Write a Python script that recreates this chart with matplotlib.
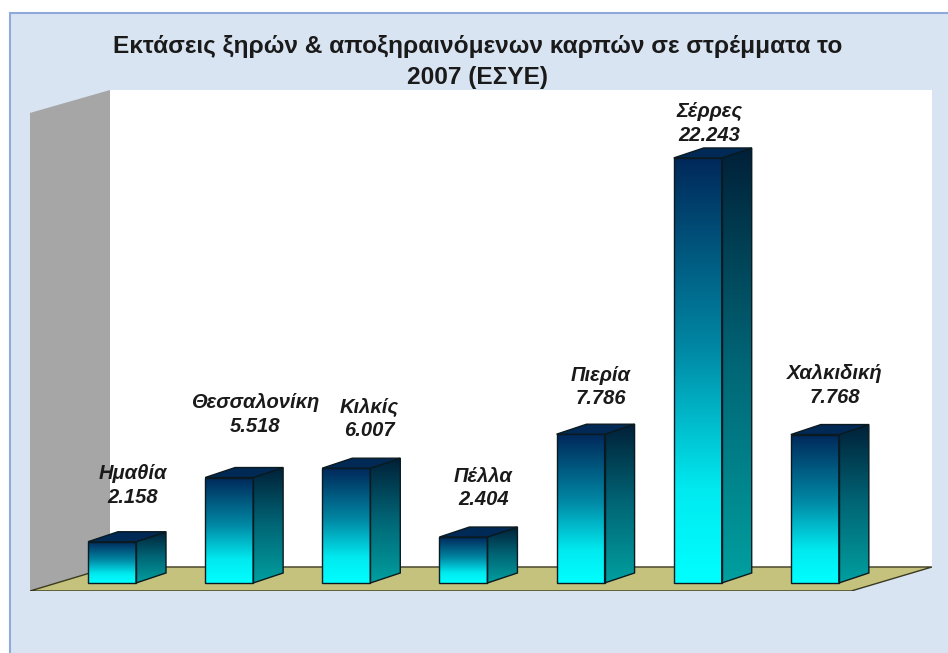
import numpy as np
import matplotlib.pyplot as plt
from matplotlib.colors import LinearSegmentedColormap
from matplotlib.patches import Polygon, Rectangle

plt.rcParams['font.family'] = ['Liberation Sans', 'DejaVu Sans']

# data (στρέμματα, ΕΣΥΕ 2007)
regions = ['Ημαθία', 'Θεσσαλονίκη', 'Κιλκίς', 'Πέλλα', 'Πιερία', 'Σέρρες', 'Χαλκιδική']
stremmata = [2158, 5518, 6007, 2404, 7786, 22243, 7768]
title = 'Εκτάσεις ξηρών & αποξηραινόμενων καρπών σε στρέμματα το\n2007 (ΕΣΥΕ)'

# label offsets in pixels from the top centre of each bar front
label_off = [(21, 39), (26, 46), (23, 32), (20, 32), (20, 30), (12, 17), (20, 32)]

W, H = 948, 653
fig = plt.figure(figsize=(W / 100, H / 100), dpi=100, facecolor='white')

# light blue panel with border
fig.patches.append(Rectangle((10 / W, -0.1), 1.0, 1.1 - 13 / H, transform=fig.transFigure,
                             facecolor='#d9e4f2', edgecolor='#8eaadb', lw=1.5, zorder=-5))

fig.text(478 / W, 1 - 62 / H, title, ha='center', va='center', fontsize=17.6,
         fontweight='bold', color='#1a1a1a', linespacing=1.4)

ax = fig.add_axes([30 / W, 1 - 591 / H, 902 / W, 501 / H])
ax.set_axis_off()
xmin, xmax = -0.70, 7.00
ymin, ymax = -420, 25800
wall_x, floor_y = -0.017, 837
hw = 0.205          # half width of bar front
dx, dy = 0.256, 523  # depth of the 3d effect

# walls and floor
ax.add_patch(Polygon([(xmin, ymin), (wall_x, floor_y), (wall_x, ymax), (xmin, 24600)],
                     closed=True, facecolor='#a6a6a6', edgecolor='none', zorder=0))
ax.add_patch(Rectangle((wall_x, floor_y), xmax - wall_x, ymax - floor_y,
                       facecolor='white', edgecolor='none', zorder=0))
ax.add_patch(Polygon([(xmin, ymin), (6.31, ymin), (xmax, floor_y), (wall_x, floor_y)],
                     closed=True, facecolor='#c4c27c', edgecolor='#3a3a20', lw=1, zorder=1))

front_cmap = LinearSegmentedColormap.from_list(
    'front', [(0, '#00ffff'), (0.22, '#00eaf0'), (0.55, '#0088a4'), (1, '#00285a')])
side_cmap = LinearSegmentedColormap.from_list(
    'side', [(0, '#00a0a0'), (0.5, '#006676'), (1, '#002038')])
edge = '#0a1a20'
grad = np.linspace(0, 1, 256).reshape(-1, 1)

for i, (name, v) in enumerate(zip(regions, stremmata)):
    x0, x1 = i - hw, i + hw
    ax.imshow(grad, extent=(x0, x1, 0, v), origin='lower', cmap=front_cmap,
              aspect='auto', zorder=3)
    ax.add_patch(Rectangle((x0, 0), x1 - x0, v, fill=False, edgecolor=edge, lw=1, zorder=4))
    side = Polygon([(x1, 0), (x1 + dx, dy), (x1 + dx, v + dy), (x1, v)], closed=True,
                   facecolor='none', edgecolor=edge, lw=1, zorder=4)
    ax.add_patch(side)
    im = ax.imshow(grad, extent=(x1, x1 + dx, 0, v + dy), origin='lower', cmap=side_cmap,
                   aspect='auto', zorder=3)
    im.set_clip_path(side)
    ax.add_patch(Polygon([(x0, v), (x1, v), (x1 + dx, v + dy), (x0 + dx, v + dy)], closed=True,
                         facecolor='#002a55', edgecolor=edge, lw=1, zorder=4))
    txt = name + '\n' + f'{v:,}'.replace(',', '.')
    ax.annotate(txt, xy=(i, v), xytext=label_off[i], textcoords='offset pixels',
                ha='center', va='baseline', fontsize=14.5, fontweight='bold',
                fontstyle='italic', color='#1a1a1a', linespacing=1.3)

ax.set_xlim(xmin, xmax)
ax.set_ylim(ymin, ymax)

fig.savefig('out.png', dpi=100, facecolor=fig.get_facecolor())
= = = = =
**Exercise description**.
Make an exact copy of the lines from the top of the material through the line with "plt.rcParams['font.family'] = ['Liberation", pictures excluded.

**Answer below**.
Write a Python script that recreates this chart with matplotlib.
import numpy as np
import matplotlib.pyplot as plt
from matplotlib.colors import LinearSegmentedColormap
from matplotlib.patches import Polygon, Rectangle

plt.rcParams['font.family'] = ['Liberation Sans', 'DejaVu Sans']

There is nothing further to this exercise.